┌──
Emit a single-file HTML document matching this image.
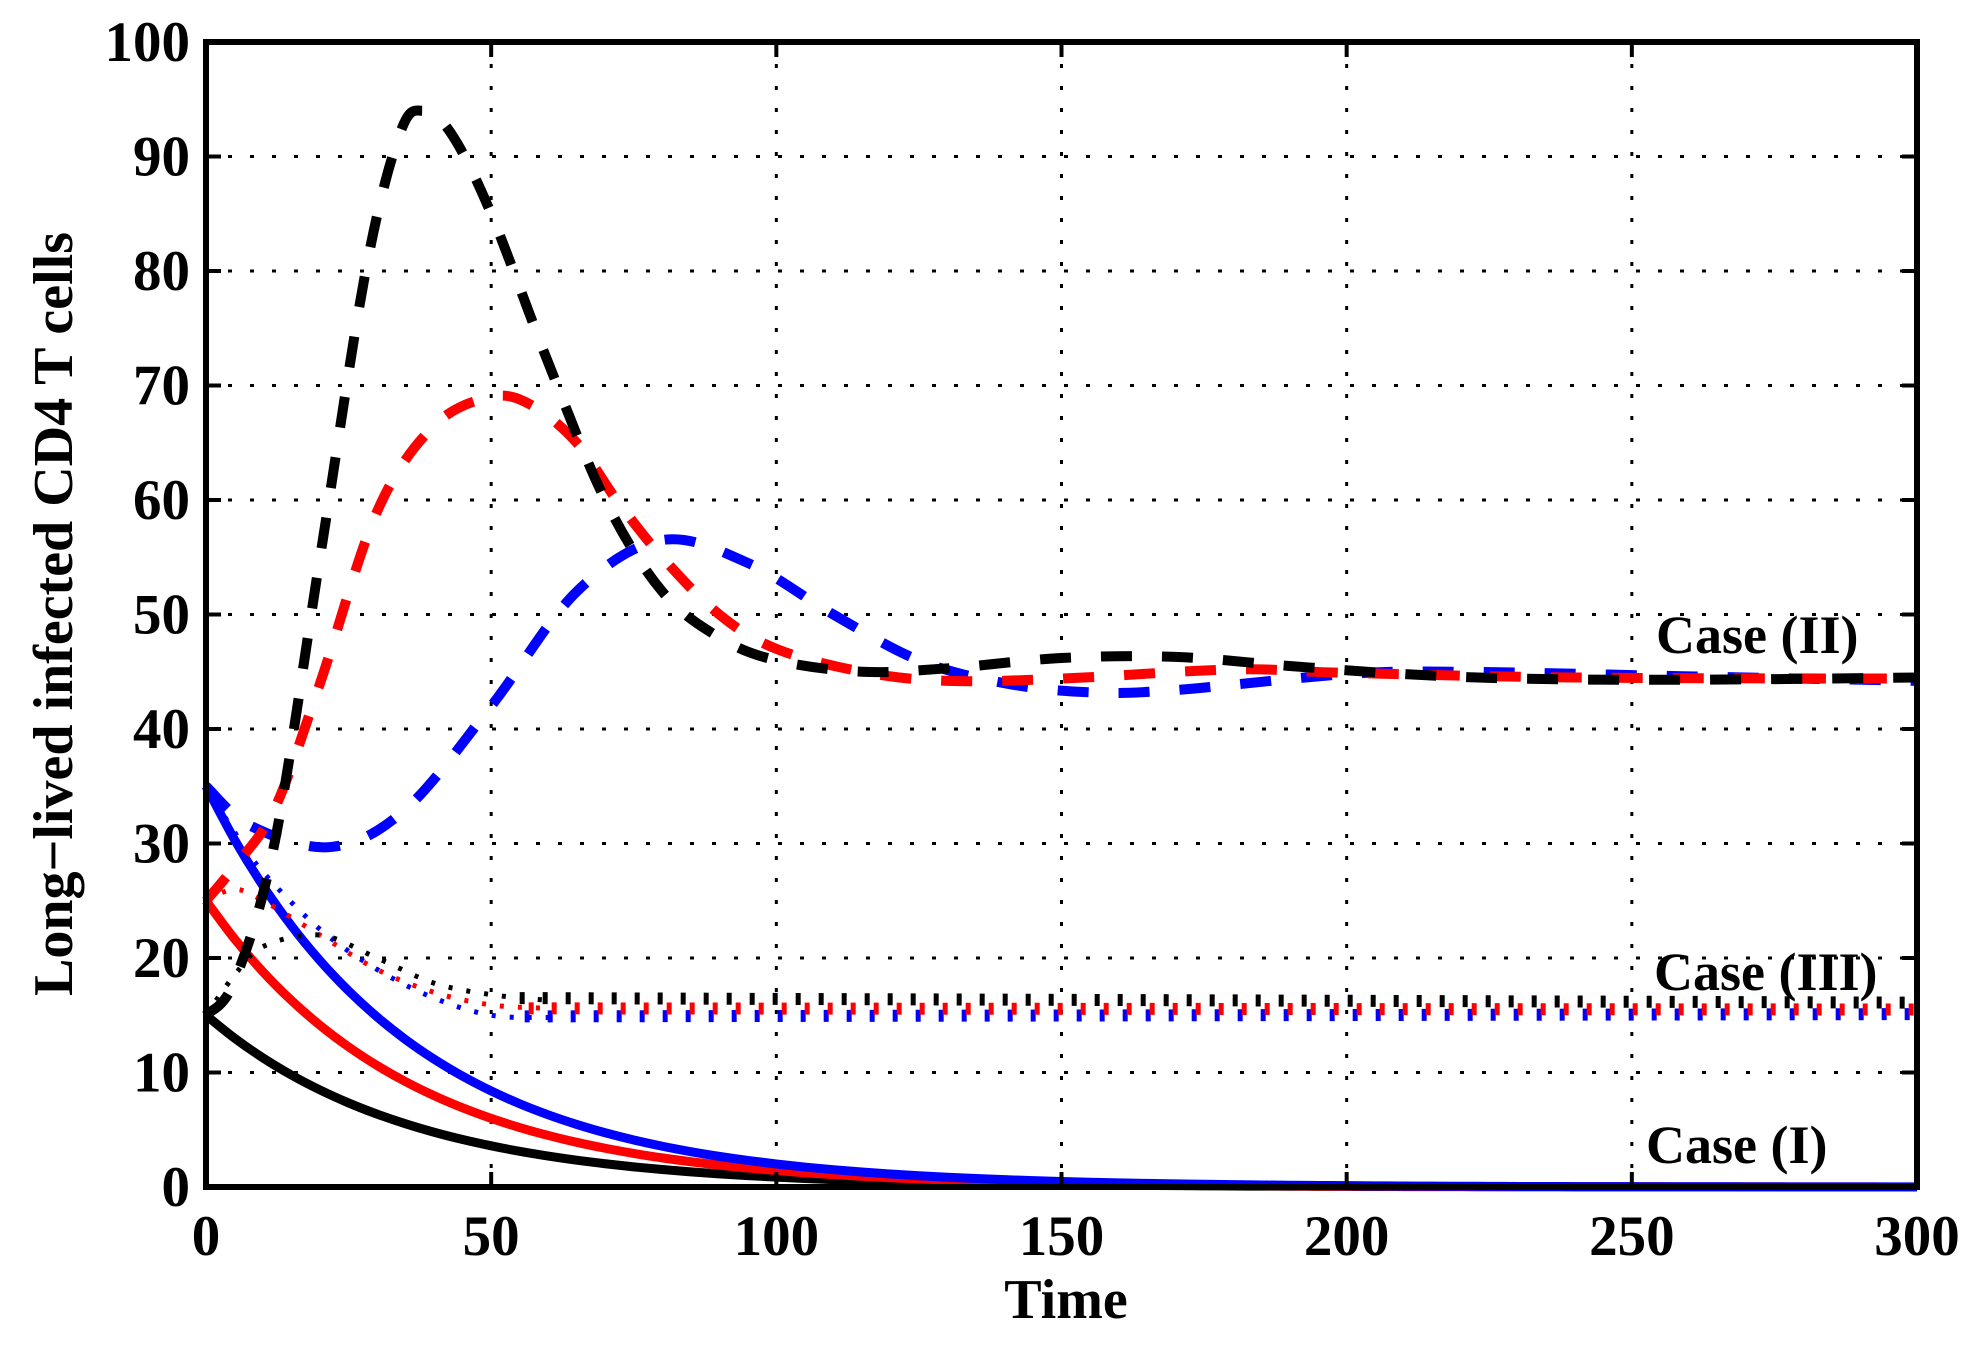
<!DOCTYPE html>
<html><head><meta charset="utf-8"><style>
html,body{margin:0;padding:0;background:#fff;}
svg text{font-family:"Liberation Serif",serif;font-weight:bold;fill:#000;}
</style></head><body>
<svg id="s" width="1986" height="1348" xmlns="http://www.w3.org/2000/svg">
<g id="grid" stroke="#000" stroke-width="3" stroke-dasharray="4,18" fill="none"></g>
<g id="curves" fill="none"></g>
<g id="axes"></g>
<g font-size="57" id="labels"></g>
<text x="1066" y="1318" font-size="56" text-anchor="middle">Time</text>
<text transform="translate(72,614) rotate(-90)" font-size="56" text-anchor="middle">Long−lived infected CD4 T cells</text>
<text x="1656" y="653" font-size="54">Case (II)</text>
<text x="1654" y="990" font-size="54">Case (III)</text>
<text x="1646" y="1163" font-size="54">Case (I)</text>
</svg>
<script>
var L=206,R=1917,T=42,B=1187;
function X(t){return L+(R-L)*t/300;}
function Y(v){return B-(B-T)*v/100;}
var NS="http://www.w3.org/2000/svg";
function el(p,tag,a){var e=document.createElementNS(NS,tag);for(var k in a)e.setAttribute(k,a[k]);document.getElementById(p).appendChild(e);return e;}
for(var t=50;t<300;t+=50)el("grid","line",{x1:X(t),y1:T,x2:X(t),y2:B});
for(var v=10;v<100;v+=10)el("grid","line",{x1:L,y1:Y(v),x2:R,y2:Y(v)});
function spline(pts){var d="M"+X(pts[0][0])+","+Y(pts[0][1]);
for(var i=0;i<pts.length-1;i++){var p0=pts[Math.max(0,i-1)],p1=pts[i],p2=pts[i+1],p3=pts[Math.min(pts.length-1,i+2)];
var a=[X(p0[0]),Y(p0[1])],b=[X(p1[0]),Y(p1[1])],c=[X(p2[0]),Y(p2[1])],e=[X(p3[0]),Y(p3[1])];
var c1=[b[0]+(c[0]-a[0])/6,b[1]+(c[1]-a[1])/6],c2=[c[0]-(e[0]-b[0])/6,c[1]-(e[1]-b[1])/6];
d+=" C"+c1[0]+","+c1[1]+" "+c2[0]+","+c2[1]+" "+c[0]+","+c[1];}
return d;}
function fn(f,a,b,n){var p=[];for(var i=0;i<=n;i++){var t=a+(b-a)*i/n;p.push([t,f(t)]);}return p;}
var col={k:"#000",r:"#f00",b:"#00f"};
[["k",15],["r",25],["b",35]].forEach(function(c){
el("curves","path",{d:spline(fn(function(t){return c[1]*Math.exp(-t/35);},0,300,60)),stroke:col[c[0]],"stroke-width":9});});
var dots={
k:[[0,15],[5,18.5],[10,21],[20,22],[30,20],[40,17.8],[50,16.8],[60,16.3]],
r:[[0,25],[5,26],[10,25],[20,22],[30,19],[40,17],[50,15.9],[60,15.6]],
b:[[0,35],[5,31],[10,27.5],[20,22.5],[30,19],[40,16.5],[50,15],[60,14.8]]};
["b","r","k"].forEach(function(c){el("curves","path",{d:spline(dots[c]),stroke:col[c],"stroke-width":5,"stroke-dasharray":"4,14"});});
var tail={k:[16.5,16.1],r:[15.6,15.5],b:[14.9,15.1]},off={k:0,r:9,b:5};
["b","r","k"].forEach(function(c){var x0=X(55)+off[c];
el("curves","line",{x1:x0,y1:Y(tail[c][0]),x2:R,y2:Y(tail[c][1]),stroke:col[c],"stroke-width":12,"stroke-dasharray":"5,18"});});
var dash={
b:[[0,35],[8,31.5],[22,29.7],[35,33],[50,42],[65,52],[80,56.5],[95,54.5],[110,50],[125,46],[140,44],[155,43.2],[170,43.4],[200,44.8],[220,45],[260,44.6],[300,44.2]],
r:[[0,25],[5,28],[12,33],[20,44],[30,59],[40,66.5],[50,69],[57,68.3],[65,65],[72,60],[80,55],[90,50],[100,47],[115,45],[130,44.2],[150,44.4],[180,45.2],[200,44.9],[240,44.5],[300,44.4]],
k:[[0,15],[5,18],[12,30],[20,55],[28,80],[34,92],[38,94],[43,92],[50,85],[60,72],[70,60],[80,52],[90,48],[100,46],[115,45],[130,45.3],[150,46.2],[170,46.3],[190,45.5],[210,44.8],[230,44.4],[260,44.3],[300,44.5]]};
["b","r","k"].forEach(function(c){el("curves","path",{d:spline(dash[c]),stroke:col[c],"stroke-width":10,"stroke-dasharray":"31,30"});});
el("axes","rect",{x:L,y:T,width:R-L,height:B-T,fill:"none",stroke:"#000","stroke-width":6});
for(var t=50;t<300;t+=50){el("axes","line",{x1:X(t),y1:B,x2:X(t),y2:B-15,stroke:"#000","stroke-width":4});el("axes","line",{x1:X(t),y1:T,x2:X(t),y2:T+15,stroke:"#000","stroke-width":4});}
for(var v=10;v<100;v+=10){el("axes","line",{x1:L,y1:Y(v),x2:L+15,y2:Y(v),stroke:"#000","stroke-width":4});el("axes","line",{x1:R,y1:Y(v),x2:R-15,y2:Y(v),stroke:"#000","stroke-width":4});}
for(var v=0;v<=100;v+=10){var e=el("labels","text",{x:190,y:Y(v)+19,"text-anchor":"end"});e.textContent=v;}
for(var t=0;t<=300;t+=50){var e=el("labels","text",{x:X(t),y:1255,"text-anchor":"middle"});e.textContent=t;}
</script>
</body></html>
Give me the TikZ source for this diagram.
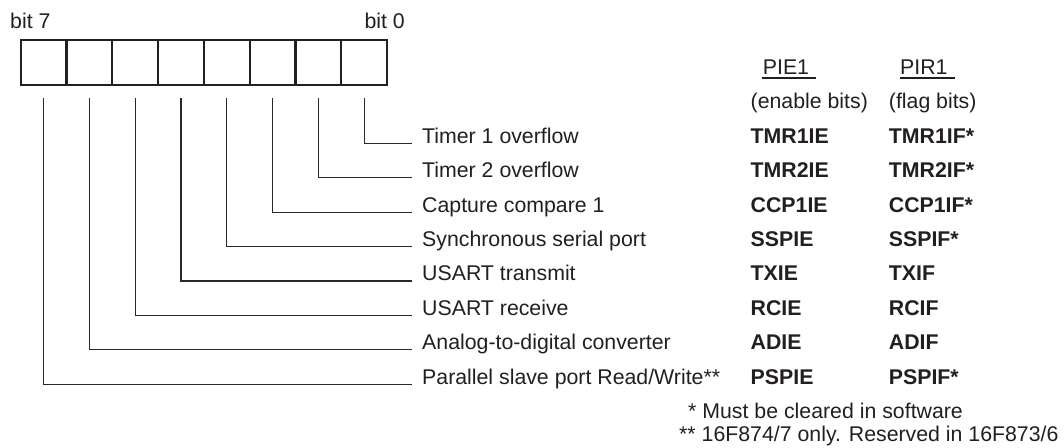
└──
Pick out the lines containing the string "document".

Emit a single-file HTML document matching this image.
function el(p,tag,a){var e=document.createElementNS(NS,tag);for(var k in a)e.setAttribute(k,a[k]);document.getElementById(p).appendChild(e);return e;}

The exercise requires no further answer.